* Short task
Work out how many lines in the data hold the word "this", and reply with that number only.
:::
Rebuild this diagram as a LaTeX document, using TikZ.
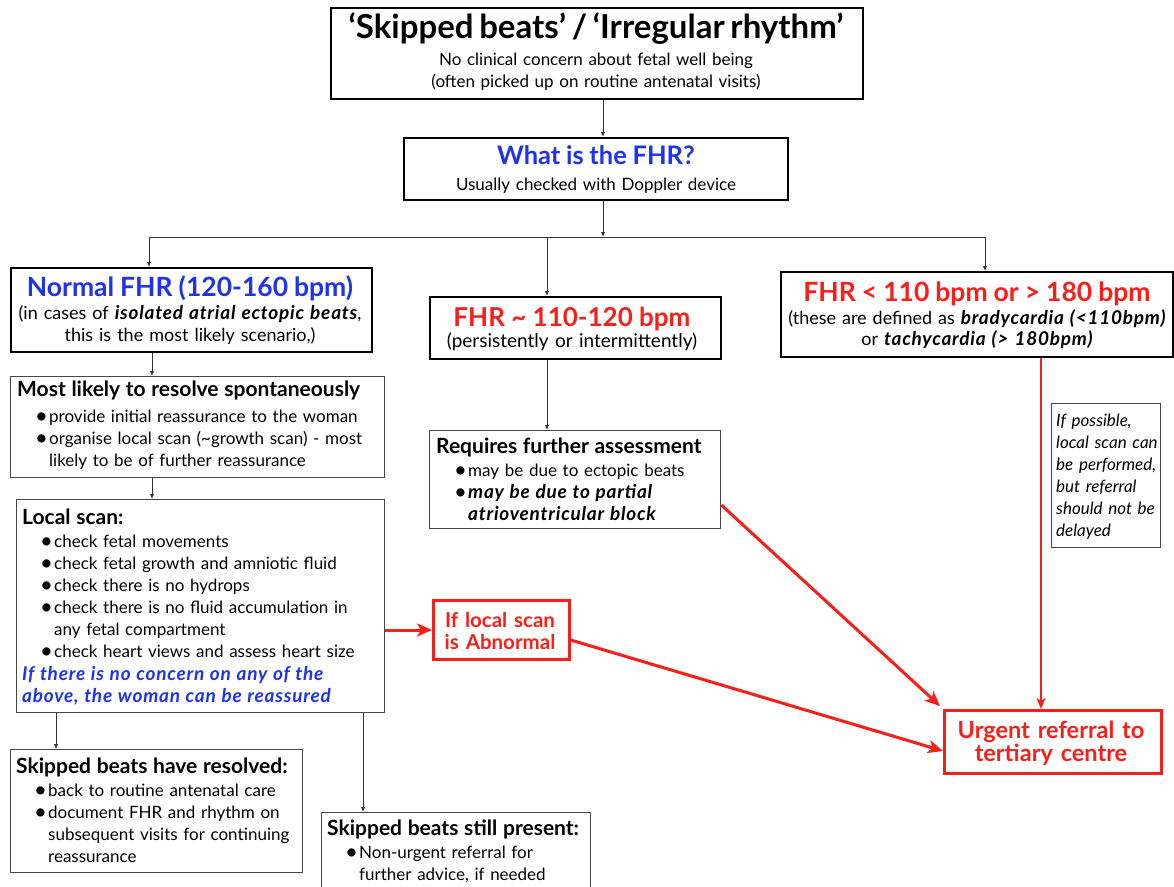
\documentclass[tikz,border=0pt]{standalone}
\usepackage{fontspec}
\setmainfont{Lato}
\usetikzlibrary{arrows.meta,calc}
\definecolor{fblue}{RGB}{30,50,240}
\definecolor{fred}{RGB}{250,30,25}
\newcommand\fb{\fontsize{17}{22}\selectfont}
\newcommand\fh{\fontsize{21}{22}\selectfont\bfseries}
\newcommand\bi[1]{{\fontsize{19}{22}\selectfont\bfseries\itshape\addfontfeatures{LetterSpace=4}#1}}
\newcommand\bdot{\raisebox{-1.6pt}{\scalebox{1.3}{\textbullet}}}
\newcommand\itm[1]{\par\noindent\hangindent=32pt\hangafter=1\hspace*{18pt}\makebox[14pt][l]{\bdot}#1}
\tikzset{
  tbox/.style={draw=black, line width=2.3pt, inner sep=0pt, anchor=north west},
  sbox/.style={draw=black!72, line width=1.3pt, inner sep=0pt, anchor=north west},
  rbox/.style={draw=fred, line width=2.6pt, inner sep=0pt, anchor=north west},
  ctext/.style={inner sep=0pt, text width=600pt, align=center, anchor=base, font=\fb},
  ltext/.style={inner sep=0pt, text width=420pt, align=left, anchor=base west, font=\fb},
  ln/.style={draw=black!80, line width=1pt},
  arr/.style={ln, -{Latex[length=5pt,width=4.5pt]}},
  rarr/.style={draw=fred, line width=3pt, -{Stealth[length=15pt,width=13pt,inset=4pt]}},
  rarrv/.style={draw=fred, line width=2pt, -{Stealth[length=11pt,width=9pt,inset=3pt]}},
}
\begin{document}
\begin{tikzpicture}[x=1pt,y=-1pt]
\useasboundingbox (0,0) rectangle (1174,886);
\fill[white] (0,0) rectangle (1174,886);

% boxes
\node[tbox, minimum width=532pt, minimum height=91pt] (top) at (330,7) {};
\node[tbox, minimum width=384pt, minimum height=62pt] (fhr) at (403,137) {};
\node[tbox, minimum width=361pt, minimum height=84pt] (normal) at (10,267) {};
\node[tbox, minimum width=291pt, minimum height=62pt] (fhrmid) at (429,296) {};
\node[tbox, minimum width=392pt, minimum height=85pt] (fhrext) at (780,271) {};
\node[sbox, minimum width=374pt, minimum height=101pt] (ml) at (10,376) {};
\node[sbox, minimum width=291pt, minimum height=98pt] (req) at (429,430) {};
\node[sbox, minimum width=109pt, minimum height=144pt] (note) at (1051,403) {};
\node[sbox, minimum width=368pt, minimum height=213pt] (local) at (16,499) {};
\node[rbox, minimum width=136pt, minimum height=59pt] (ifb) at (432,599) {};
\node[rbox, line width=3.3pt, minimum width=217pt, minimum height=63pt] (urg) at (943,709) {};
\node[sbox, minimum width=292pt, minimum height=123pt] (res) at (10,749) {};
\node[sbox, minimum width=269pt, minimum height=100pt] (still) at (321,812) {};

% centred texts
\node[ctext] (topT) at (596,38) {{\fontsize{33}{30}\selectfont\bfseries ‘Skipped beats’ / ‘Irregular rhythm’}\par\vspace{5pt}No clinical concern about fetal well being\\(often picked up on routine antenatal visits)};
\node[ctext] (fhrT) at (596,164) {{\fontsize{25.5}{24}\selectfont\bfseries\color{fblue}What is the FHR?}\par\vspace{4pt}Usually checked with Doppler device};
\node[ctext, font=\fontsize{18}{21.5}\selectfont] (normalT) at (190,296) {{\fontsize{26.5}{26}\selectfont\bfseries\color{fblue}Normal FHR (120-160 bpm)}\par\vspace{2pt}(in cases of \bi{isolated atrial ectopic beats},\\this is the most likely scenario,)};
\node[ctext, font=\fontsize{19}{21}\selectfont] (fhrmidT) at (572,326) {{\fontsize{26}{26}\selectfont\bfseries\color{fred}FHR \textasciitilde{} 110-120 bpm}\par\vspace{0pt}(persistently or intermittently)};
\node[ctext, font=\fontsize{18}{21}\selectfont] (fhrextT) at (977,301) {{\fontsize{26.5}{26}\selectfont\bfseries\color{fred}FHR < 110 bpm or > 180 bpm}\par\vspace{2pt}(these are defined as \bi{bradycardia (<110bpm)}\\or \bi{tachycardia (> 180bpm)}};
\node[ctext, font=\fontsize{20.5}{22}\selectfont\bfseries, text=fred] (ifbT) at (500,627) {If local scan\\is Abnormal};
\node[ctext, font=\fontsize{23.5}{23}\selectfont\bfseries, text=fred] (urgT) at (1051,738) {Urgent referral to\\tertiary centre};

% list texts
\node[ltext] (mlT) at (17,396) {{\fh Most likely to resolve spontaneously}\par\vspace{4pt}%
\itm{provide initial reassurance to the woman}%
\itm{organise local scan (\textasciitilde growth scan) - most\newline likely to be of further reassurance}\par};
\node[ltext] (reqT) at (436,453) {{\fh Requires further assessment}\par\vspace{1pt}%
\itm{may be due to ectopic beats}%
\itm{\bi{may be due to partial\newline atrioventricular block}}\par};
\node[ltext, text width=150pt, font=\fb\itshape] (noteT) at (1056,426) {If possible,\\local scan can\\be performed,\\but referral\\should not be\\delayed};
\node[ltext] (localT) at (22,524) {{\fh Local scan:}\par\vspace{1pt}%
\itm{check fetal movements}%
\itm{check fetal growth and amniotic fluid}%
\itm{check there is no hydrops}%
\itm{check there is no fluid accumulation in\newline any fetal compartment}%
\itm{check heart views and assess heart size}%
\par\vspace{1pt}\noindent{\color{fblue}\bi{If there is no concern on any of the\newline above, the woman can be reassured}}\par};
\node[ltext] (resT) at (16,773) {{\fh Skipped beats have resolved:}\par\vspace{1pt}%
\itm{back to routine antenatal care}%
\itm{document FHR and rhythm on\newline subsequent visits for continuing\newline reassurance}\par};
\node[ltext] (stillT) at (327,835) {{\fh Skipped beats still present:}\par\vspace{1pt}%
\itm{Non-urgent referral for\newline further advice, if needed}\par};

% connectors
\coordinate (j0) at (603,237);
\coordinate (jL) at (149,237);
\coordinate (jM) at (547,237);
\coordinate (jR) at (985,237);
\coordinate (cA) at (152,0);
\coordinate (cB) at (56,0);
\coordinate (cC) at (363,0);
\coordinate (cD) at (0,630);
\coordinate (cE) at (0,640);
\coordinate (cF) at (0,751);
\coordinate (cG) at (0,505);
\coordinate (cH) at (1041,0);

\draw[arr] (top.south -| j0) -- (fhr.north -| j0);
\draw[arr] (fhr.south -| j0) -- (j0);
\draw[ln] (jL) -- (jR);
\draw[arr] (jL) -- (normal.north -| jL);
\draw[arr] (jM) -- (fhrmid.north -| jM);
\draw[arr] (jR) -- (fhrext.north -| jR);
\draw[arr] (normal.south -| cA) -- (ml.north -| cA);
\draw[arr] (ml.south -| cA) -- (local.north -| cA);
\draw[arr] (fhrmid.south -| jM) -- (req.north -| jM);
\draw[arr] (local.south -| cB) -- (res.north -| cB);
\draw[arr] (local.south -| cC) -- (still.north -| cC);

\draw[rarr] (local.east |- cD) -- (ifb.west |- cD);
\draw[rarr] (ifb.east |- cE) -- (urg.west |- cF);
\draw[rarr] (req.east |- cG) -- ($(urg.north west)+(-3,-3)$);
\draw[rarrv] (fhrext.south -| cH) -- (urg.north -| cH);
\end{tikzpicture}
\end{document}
:::
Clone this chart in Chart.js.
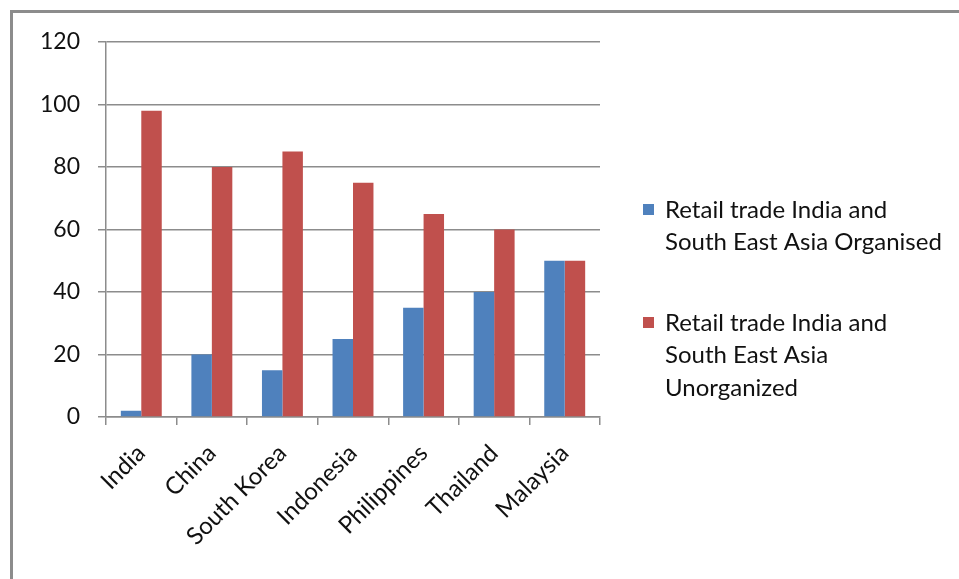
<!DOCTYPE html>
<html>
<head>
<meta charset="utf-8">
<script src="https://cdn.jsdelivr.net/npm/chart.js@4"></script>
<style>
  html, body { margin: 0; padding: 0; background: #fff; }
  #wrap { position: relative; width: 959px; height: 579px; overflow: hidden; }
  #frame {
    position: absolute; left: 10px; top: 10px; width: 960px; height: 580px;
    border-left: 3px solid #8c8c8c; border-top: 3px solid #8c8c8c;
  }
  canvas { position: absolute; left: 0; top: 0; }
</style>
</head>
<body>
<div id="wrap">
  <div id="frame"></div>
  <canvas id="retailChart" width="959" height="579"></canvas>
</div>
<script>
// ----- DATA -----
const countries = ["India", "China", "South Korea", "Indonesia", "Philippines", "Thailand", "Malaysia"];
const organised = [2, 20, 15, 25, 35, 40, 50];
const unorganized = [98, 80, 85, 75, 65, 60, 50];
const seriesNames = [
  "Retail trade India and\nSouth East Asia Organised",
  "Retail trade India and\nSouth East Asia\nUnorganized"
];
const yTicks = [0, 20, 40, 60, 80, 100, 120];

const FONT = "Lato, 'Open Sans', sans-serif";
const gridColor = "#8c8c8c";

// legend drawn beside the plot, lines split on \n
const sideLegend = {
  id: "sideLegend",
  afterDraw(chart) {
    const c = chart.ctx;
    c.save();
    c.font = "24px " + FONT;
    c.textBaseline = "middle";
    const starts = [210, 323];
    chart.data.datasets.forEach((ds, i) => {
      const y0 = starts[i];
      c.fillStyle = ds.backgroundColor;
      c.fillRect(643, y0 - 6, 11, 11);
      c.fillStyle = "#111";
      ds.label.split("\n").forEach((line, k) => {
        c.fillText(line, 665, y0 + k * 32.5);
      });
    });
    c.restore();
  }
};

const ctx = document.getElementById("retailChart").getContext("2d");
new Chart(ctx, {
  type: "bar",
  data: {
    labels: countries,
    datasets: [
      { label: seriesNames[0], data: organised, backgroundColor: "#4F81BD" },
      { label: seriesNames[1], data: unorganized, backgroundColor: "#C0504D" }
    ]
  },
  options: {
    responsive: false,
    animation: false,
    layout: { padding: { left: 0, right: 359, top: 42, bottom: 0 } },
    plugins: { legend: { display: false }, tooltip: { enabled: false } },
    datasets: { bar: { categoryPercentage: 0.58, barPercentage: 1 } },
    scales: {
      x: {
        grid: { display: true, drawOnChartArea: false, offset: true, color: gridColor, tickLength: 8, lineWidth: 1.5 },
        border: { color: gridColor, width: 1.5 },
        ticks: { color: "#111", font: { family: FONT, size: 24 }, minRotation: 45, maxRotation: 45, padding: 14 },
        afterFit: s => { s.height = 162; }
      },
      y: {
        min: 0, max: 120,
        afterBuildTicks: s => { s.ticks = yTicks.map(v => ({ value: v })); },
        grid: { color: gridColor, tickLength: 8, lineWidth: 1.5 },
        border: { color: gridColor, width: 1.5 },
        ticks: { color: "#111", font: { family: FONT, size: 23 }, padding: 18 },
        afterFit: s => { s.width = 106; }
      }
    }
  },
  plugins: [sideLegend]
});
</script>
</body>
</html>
:::
* Written reply
3